The lessons of Afghanistan and Iraq have made Americans extremely wary of embarking upon new foreign military adventures. Unfortunately, Obama has continued to pursue the George W. Bush administration’s goals of defeating terrorism and promoting democratization abroad through military force.

Yet those strategic objectives are unlikely to be secured militarily—with either a heavy or light footprint. Although airstrikes and Special Forces raids may be useful for toppling dictators and decapitating terrorist hierarchies, they contribute little toward the realization of larger political objectives such as the eradication of radical Islamic terrorism or the democratization of the greater Middle East.

In March 2011, Obama authorized U.S. participation in a NATO bombing campaign against Muammar el-Qaddafi’s Libya, a prime example of the light footprint approach. The humanitarian mission soon morphed into regime change, and when Islamic extremists filled the power vacuum left in the wake of the Qaddafi regime, the administration in September 2014 announced a new “systematic campaign of airstrikes’ as to destroy ISIS. Overall, the results of Obama’s interventions in Libya have not served U.S. interests.

Another example of the light footprint approach has been the administration’s reliance on drone strikes. While drone strikes, especially in the northwest region of Pakistan, have decimated the hierarchy of al Qaeda and its affiliates, there are drawbacks as well. As numerous critics have suggested, the U.S. drone program could actually undermine the campaign to eradicate terrorism by engendering anti-American resentment.
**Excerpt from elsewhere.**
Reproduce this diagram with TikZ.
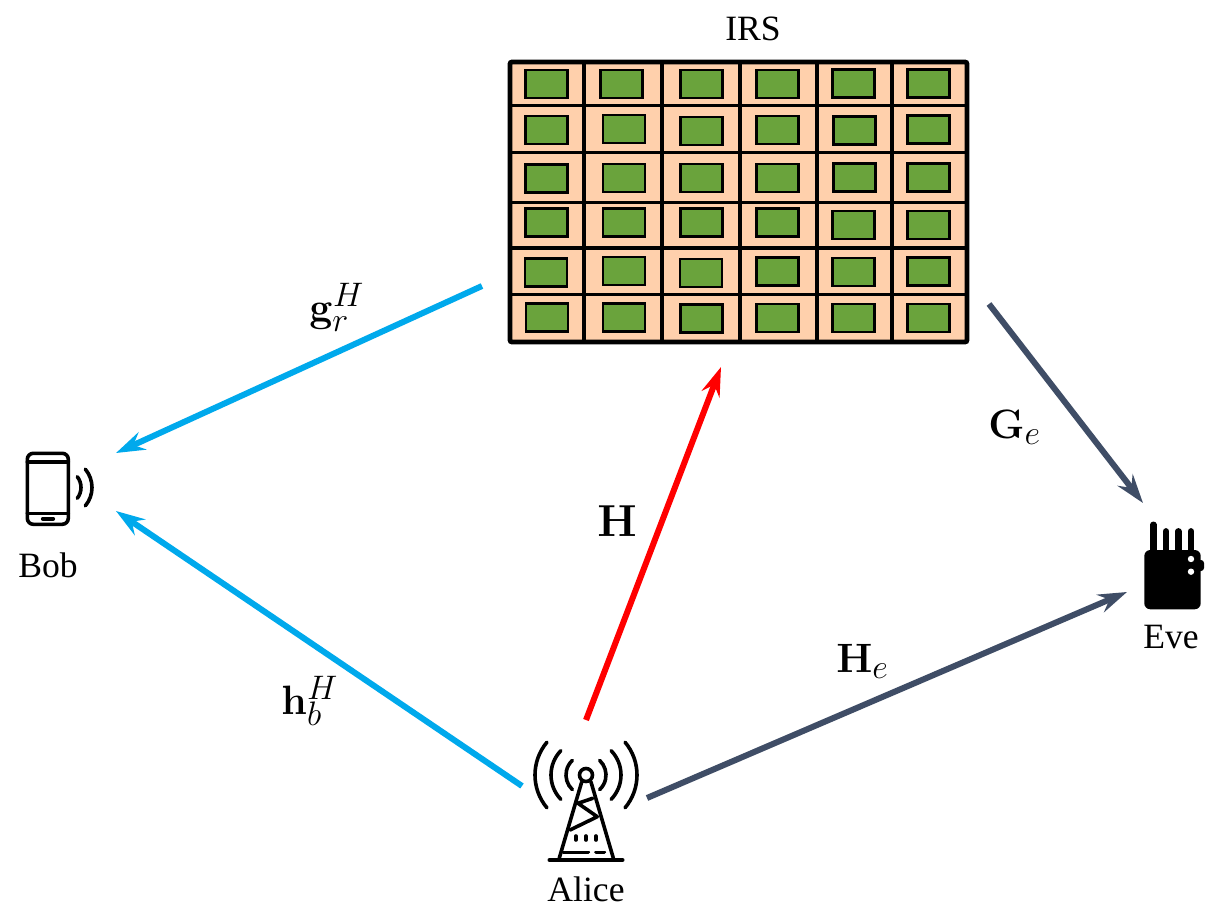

The United States needs a new strategy, not just new tactics. Rather than attempting to defeat terrorism abroad, the U.S. should focus on improving intelligence and law enforcement capabilities to mitigate the threat of terrorist attacks at home. And rather than attempting to catalyze democratization with military force, the U.S. should pressure authoritarian regimes to introduce gradual liberal reforms—so that when those countries do eventually democratize, those transitions are more likely to endure.

In short, the United States should adopt a less militaristic strategy. Recognizing the inherent limits of what military action can achieve should lead to a gradualist strategic approach that mitigates the terrorist threat instead of eradicating it, and encourages democracy instead of imposing it through military force.